STATED GOAL:
Copy exactly, and only, the lines below from the first through the one containing "const labelAt = [0.166, 0.290, 0.543, 0.716];", both included; pictures are omitted.

※ ※ ※

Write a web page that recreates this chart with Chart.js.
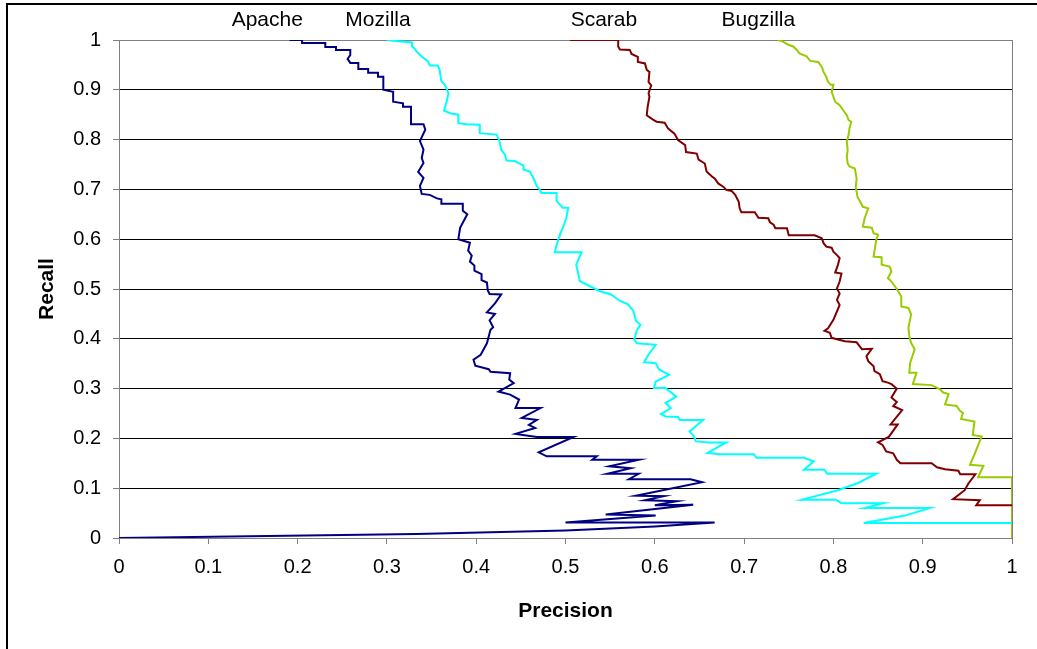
<!DOCTYPE html>
<html>
<head>
<meta charset="utf-8">
<title>Precision / Recall</title>
<script src="https://cdn.jsdelivr.net/npm/chart.js@4.4.1/dist/chart.umd.min.js"></script>
<style>
    html, body { margin: 0; padding: 0; background: #fff; overflow: hidden; }
    #wrap { position: relative; width: 1037px; height: 649px; }
    #frame {
        position: absolute; left: 6px; top: 3px; width: 1100px; height: 700px;
        border-left: 2px solid #000; border-top: 2px solid #000;
    }
    #chart { position: absolute; left: 0; top: 0; }
</style>
</head>
<body>
<div id="wrap">
    <div id="frame"></div>
    <canvas id="chart" width="1037" height="649"></canvas>
</div>
<script>
// series names and where their name sits above the plot (precision units)
const seriesNames = ['Apache', 'Mozilla', 'Scarab', 'Bugzilla'];
const seriesColors = ['#000080', '#00FFFF', '#800000', '#99CC00'];
const labelAt = [0.166, 0.290, 0.543, 0.716];

const xTickLabels = ['0', '0.1', '0.2', '0.3', '0.4', '0.5', '0.6', '0.7', '0.8', '0.9', '1'];
const yTickLabels = ['0', '0.1', '0.2', '0.3', '0.4', '0.5', '0.6', '0.7', '0.8', '0.9', '1'];

// Apache
const apachePrecision = [
    0.191, 0.205, 0.205, 0.231, 0.231, 0.243, 0.243, 0.259, 0.259, 0.256,
    0.259, 0.268, 0.268, 0.279, 0.279, 0.290, 0.290, 0.296, 0.296, 0.307,
    0.307, 0.318, 0.318, 0.327, 0.327, 0.341, 0.343, 0.337, 0.341, 0.339,
    0.341, 0.335, 0.341, 0.337, 0.339, 0.348, 0.356, 0.361, 0.361, 0.385,
    0.385, 0.390, 0.382, 0.380, 0.393, 0.391, 0.395, 0.393, 0.398, 0.398,
    0.406, 0.406, 0.412, 0.413, 0.415, 0.428, 0.421, 0.412, 0.421, 0.415,
    0.419, 0.416, 0.412, 0.405, 0.397, 0.399, 0.414, 0.416, 0.438, 0.437,
    0.442, 0.425, 0.438, 0.448, 0.444, 0.472, 0.451, 0.468, 0.459, 0.466,
    0.444, 0.468, 0.509, 0.470, 0.479, 0.535, 0.530, 0.582, 0.549, 0.573,
    0.547, 0.582, 0.571, 0.640, 0.653, 0.579, 0.610, 0.589, 0.625, 0.600,
    0.643, 0.545, 0.601, 0.500, 0.667, 0.600, 0.500, 0.333, 0
];
const apacheRecall = [
    1.0, 1.0, 0.994, 0.994, 0.986, 0.986, 0.980, 0.980, 0.970, 0.962,
    0.954, 0.954, 0.942, 0.942, 0.934, 0.934, 0.926, 0.926, 0.900, 0.896,
    0.876, 0.873, 0.866, 0.866, 0.831, 0.831, 0.820, 0.797, 0.780, 0.763,
    0.753, 0.735, 0.723, 0.707, 0.691, 0.689, 0.682, 0.680, 0.671, 0.671,
    0.657, 0.650, 0.623, 0.600, 0.593, 0.577, 0.567, 0.555, 0.547, 0.537,
    0.530, 0.518, 0.513, 0.497, 0.490, 0.489, 0.471, 0.453, 0.450, 0.437,
    0.423, 0.418, 0.391, 0.368, 0.358, 0.346, 0.339, 0.334, 0.331, 0.318,
    0.311, 0.294, 0.288, 0.278, 0.261, 0.261, 0.241, 0.237, 0.227, 0.221,
    0.209, 0.203, 0.203, 0.172, 0.164, 0.164, 0.157, 0.157, 0.144, 0.140,
    0.129, 0.129, 0.118, 0.118, 0.112, 0.085, 0.084, 0.076, 0.074, 0.066,
    0.067, 0.047, 0.045, 0.031, 0.031, 0.023, 0.015, 0.008, 0
];

// Mozilla
const mozillaPrecision = [
    0.300, 0.310, 0.328, 0.328, 0.331, 0.333, 0.339, 0.346, 0.348, 0.357,
    0.359, 0.361, 0.365, 0.369, 0.367, 0.364, 0.371, 0.380, 0.380, 0.389,
    0.404, 0.404, 0.423, 0.426, 0.428, 0.432, 0.434, 0.443, 0.453, 0.453,
    0.460, 0.464, 0.468, 0.471, 0.473, 0.490, 0.490, 0.497, 0.503, 0.501,
    0.497, 0.494, 0.490, 0.488, 0.518, 0.512, 0.516, 0.527, 0.538, 0.551,
    0.561, 0.570, 0.576, 0.579, 0.584, 0.580, 0.577, 0.580, 0.601, 0.594,
    0.588, 0.601, 0.605, 0.616, 0.601, 0.599, 0.612, 0.624, 0.612, 0.618,
    0.607, 0.612, 0.626, 0.628, 0.654, 0.639, 0.644, 0.646, 0.661, 0.680,
    0.659, 0.672, 0.711, 0.714, 0.767, 0.778, 0.767, 0.790, 0.793, 0.848,
    0.827, 0.805, 0.765, 0.803, 0.809, 0.856, 0.835, 0.908, 0.880, 0.834,
    1.0
];
const mozillaRecall = [
    1.0, 0.998, 0.995, 0.987, 0.983, 0.977, 0.967, 0.957, 0.949, 0.949,
    0.940, 0.917, 0.910, 0.893, 0.877, 0.858, 0.853, 0.850, 0.833, 0.831,
    0.830, 0.813, 0.810, 0.797, 0.780, 0.770, 0.758, 0.757, 0.748, 0.740,
    0.736, 0.723, 0.706, 0.700, 0.693, 0.693, 0.677, 0.663, 0.663, 0.643,
    0.623, 0.610, 0.589, 0.574, 0.574, 0.549, 0.516, 0.506, 0.496, 0.489,
    0.476, 0.469, 0.456, 0.436, 0.428, 0.418, 0.398, 0.391, 0.388, 0.371,
    0.353, 0.351, 0.338, 0.328, 0.314, 0.301, 0.301, 0.284, 0.271, 0.261,
    0.249, 0.244, 0.243, 0.237, 0.237, 0.214, 0.204, 0.194, 0.192, 0.192,
    0.171, 0.168, 0.168, 0.161, 0.161, 0.154, 0.137, 0.137, 0.129, 0.129,
    0.110, 0.096, 0.077, 0.077, 0.070, 0.070, 0.060, 0.060, 0.045, 0.030,
    0.030
];

// Scarab
const scarabPrecision = [
    0.505, 0.559, 0.559, 0.561, 0.572, 0.574, 0.581, 0.581, 0.589, 0.591,
    0.594, 0.593, 0.596, 0.593, 0.594, 0.592, 0.591, 0.598, 0.602, 0.611,
    0.615, 0.622, 0.626, 0.634, 0.635, 0.647, 0.649, 0.656, 0.658, 0.664,
    0.667, 0.671, 0.677, 0.680, 0.686, 0.690, 0.694, 0.695, 0.697, 0.712,
    0.716, 0.727, 0.729, 0.733, 0.735, 0.748, 0.750, 0.779, 0.787, 0.789,
    0.792, 0.798, 0.800, 0.804, 0.807, 0.805, 0.802, 0.809, 0.807, 0.804,
    0.807, 0.804, 0.807, 0.804, 0.800, 0.794, 0.790, 0.796, 0.798, 0.804,
    0.813, 0.826, 0.832, 0.843, 0.837, 0.839, 0.845, 0.846, 0.852, 0.855,
    0.861, 0.865, 0.871, 0.865, 0.871, 0.867, 0.877, 0.864, 0.872, 0.862,
    0.850, 0.855, 0.859, 0.867, 0.871, 0.875, 0.910, 0.916, 0.925, 0.940,
    0.942, 0.959, 0.951, 0.947, 0.934, 0.964, 0.960, 1.0
];
const scarabRecall = [
    1.0, 1.0, 0.987, 0.981, 0.980, 0.972, 0.966, 0.956, 0.953, 0.940,
    0.936, 0.916, 0.909, 0.893, 0.886, 0.866, 0.849, 0.840, 0.836, 0.834,
    0.822, 0.812, 0.799, 0.789, 0.775, 0.772, 0.760, 0.752, 0.736, 0.726,
    0.722, 0.712, 0.705, 0.699, 0.697, 0.689, 0.675, 0.662, 0.654, 0.654,
    0.643, 0.642, 0.634, 0.629, 0.622, 0.622, 0.608, 0.608, 0.602, 0.592,
    0.585, 0.583, 0.575, 0.568, 0.562, 0.548, 0.533, 0.531, 0.515, 0.501,
    0.491, 0.478, 0.468, 0.455, 0.438, 0.421, 0.416, 0.412, 0.402, 0.399,
    0.395, 0.393, 0.379, 0.380, 0.365, 0.355, 0.345, 0.335, 0.329, 0.315,
    0.312, 0.309, 0.300, 0.282, 0.273, 0.265, 0.257, 0.228, 0.228, 0.203,
    0.192, 0.187, 0.174, 0.170, 0.157, 0.150, 0.150, 0.142, 0.138, 0.135,
    0.128, 0.128, 0.109, 0.096, 0.078, 0.076, 0.066, 0.066
];

// Bugzilla
const bugzillaPrecision = [
    0.738, 0.742, 0.749, 0.755, 0.759, 0.762, 0.770, 0.774, 0.783, 0.787,
    0.789, 0.792, 0.794, 0.797, 0.800, 0.798, 0.800, 0.802, 0.807, 0.811,
    0.815, 0.817, 0.820, 0.818, 0.817, 0.815, 0.816, 0.815, 0.816, 0.818,
    0.824, 0.826, 0.825, 0.826, 0.827, 0.833, 0.839, 0.835, 0.833, 0.843,
    0.845, 0.850, 0.848, 0.845, 0.854, 0.854, 0.863, 0.865, 0.861, 0.865,
    0.871, 0.876, 0.876, 0.884, 0.887, 0.884, 0.885, 0.887, 0.891, 0.886,
    0.885, 0.893, 0.889, 0.910, 0.919, 0.923, 0.929, 0.925, 0.938, 0.942,
    0.945, 0.943, 0.958, 0.956, 0.966, 0.960, 0.953, 0.968, 0.962, 1.0,
    1.0
];
const bugzillaRecall = [
    1.0, 0.998, 0.991, 0.987, 0.980, 0.973, 0.967, 0.958, 0.956, 0.946,
    0.936, 0.926, 0.916, 0.910, 0.910, 0.896, 0.886, 0.876, 0.869, 0.859,
    0.849, 0.839, 0.836, 0.823, 0.809, 0.796, 0.779, 0.766, 0.752, 0.746,
    0.742, 0.722, 0.705, 0.695, 0.685, 0.665, 0.662, 0.642, 0.625, 0.623,
    0.612, 0.609, 0.599, 0.565, 0.564, 0.549, 0.545, 0.535, 0.522, 0.515,
    0.500, 0.485, 0.465, 0.462, 0.449, 0.422, 0.405, 0.392, 0.379, 0.352,
    0.332, 0.332, 0.309, 0.307, 0.299, 0.292, 0.289, 0.268, 0.265, 0.255,
    0.251, 0.239, 0.234, 0.207, 0.204, 0.177, 0.147, 0.145, 0.122, 0.122,
    0
];

const precisionSets = [apachePrecision, mozillaPrecision, scarabPrecision, bugzillaPrecision];
const recallSets = [apacheRecall, mozillaRecall, scarabRecall, bugzillaRecall];

const FONT = '"Liberation Sans", Arial, Helvetica, sans-serif';

// pair up precision/recall into points
const toPoints = (xs, ys) => xs.map((x, i) => ({ x: x, y: ys[i] }));

const datasets = seriesNames.map((name, i) => ({
    label: name,
    data: toPoints(precisionSets[i], recallSets[i]),
    borderColor: seriesColors[i],
    backgroundColor: seriesColors[i],
    showLine: true,
    borderWidth: 2,
    pointRadius: 0,
    tension: 0
}));

// names written above the plot area, black text
const seriesLabelPlugin = {
    id: 'seriesLabels',
    afterDraw(chart) {
        const { ctx, chartArea, scales } = chart;
        ctx.save();
        ctx.font = '21px ' + FONT;
        ctx.fillStyle = '#000';
        ctx.textAlign = 'center';
        ctx.textBaseline = 'alphabetic';
        seriesNames.forEach((name, i) => {
            ctx.fillText(name, scales.x.getPixelForValue(labelAt[i]), chartArea.top - 14);
        });
        ctx.restore();
    }
};

new Chart(document.getElementById('chart'), {
    type: 'scatter',
    data: { datasets },
    plugins: [seriesLabelPlugin],
    options: {
        responsive: false,
        animation: false,
        layout: { padding: { top: 40, right: 25, left: 0, bottom: 0 } },
        plugins: {
            legend: { display: false },
            tooltip: { enabled: false }
        },
        scales: {
            x: {
                type: 'linear',
                min: 0,
                max: 1,
                afterFit: (scale) => { scale.height = 111; },
                ticks: {
                    stepSize: 0.1,
                    autoSkip: false,
                    maxRotation: 0,
                    padding: 11,
                    color: '#000',
                    font: { family: FONT, size: 20 },
                    callback: (v, i) => xTickLabels[i]
                },
                grid: {
                    color: (c) => (c.index === 10 ? '#808080' : 'rgba(0,0,0,0)'),
                    tickColor: '#808080',
                    tickLength: 6,
                    lineWidth: 1
                },
                border: { color: '#808080', width: 1 },
                title: {
                    display: true,
                    text: 'Precision',
                    color: '#000',
                    font: { family: FONT, size: 21, weight: 'bold' },
                    padding: { top: 0, bottom: 25 }
                }
            },
            y: {
                type: 'linear',
                min: 0,
                max: 1,
                afterFit: (scale) => { scale.width = 119; },
                ticks: {
                    stepSize: 0.1,
                    autoSkip: false,
                    padding: 12,
                    color: '#000',
                    font: { family: FONT, size: 20 },
                    callback: (v, i) => yTickLabels[i]
                },
                grid: {
                    color: (c) => (c.index === 10 ? '#808080' : '#000'),
                    tickColor: '#808080',
                    tickLength: 6,
                    lineWidth: 1
                },
                border: { color: '#808080', width: 1 },
                title: {
                    display: true,
                    text: 'Recall',
                    color: '#000',
                    font: { family: FONT, size: 21, weight: 'bold' },
                    padding: { top: 35, bottom: 0 }
                }
            }
        }
    }
});
</script>
</body>
</html>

※ ※ ※

WRITTEN RESPONSE:
Write a web page that recreates this chart with Chart.js.
<!DOCTYPE html>
<html>
<head>
<meta charset="utf-8">
<title>Precision / Recall</title>
<script src="https://cdn.jsdelivr.net/npm/chart.js@4.4.1/dist/chart.umd.min.js"></script>
<style>
    html, body { margin: 0; padding: 0; background: #fff; overflow: hidden; }
    #wrap { position: relative; width: 1037px; height: 649px; }
    #frame {
        position: absolute; left: 6px; top: 3px; width: 1100px; height: 700px;
        border-left: 2px solid #000; border-top: 2px solid #000;
    }
    #chart { position: absolute; left: 0; top: 0; }
</style>
</head>
<body>
<div id="wrap">
    <div id="frame"></div>
    <canvas id="chart" width="1037" height="649"></canvas>
</div>
<script>
// series names and where their name sits above the plot (precision units)
const seriesNames = ['Apache', 'Mozilla', 'Scarab', 'Bugzilla'];
const seriesColors = ['#000080', '#00FFFF', '#800000', '#99CC00'];
const labelAt = [0.166, 0.290, 0.543, 0.716];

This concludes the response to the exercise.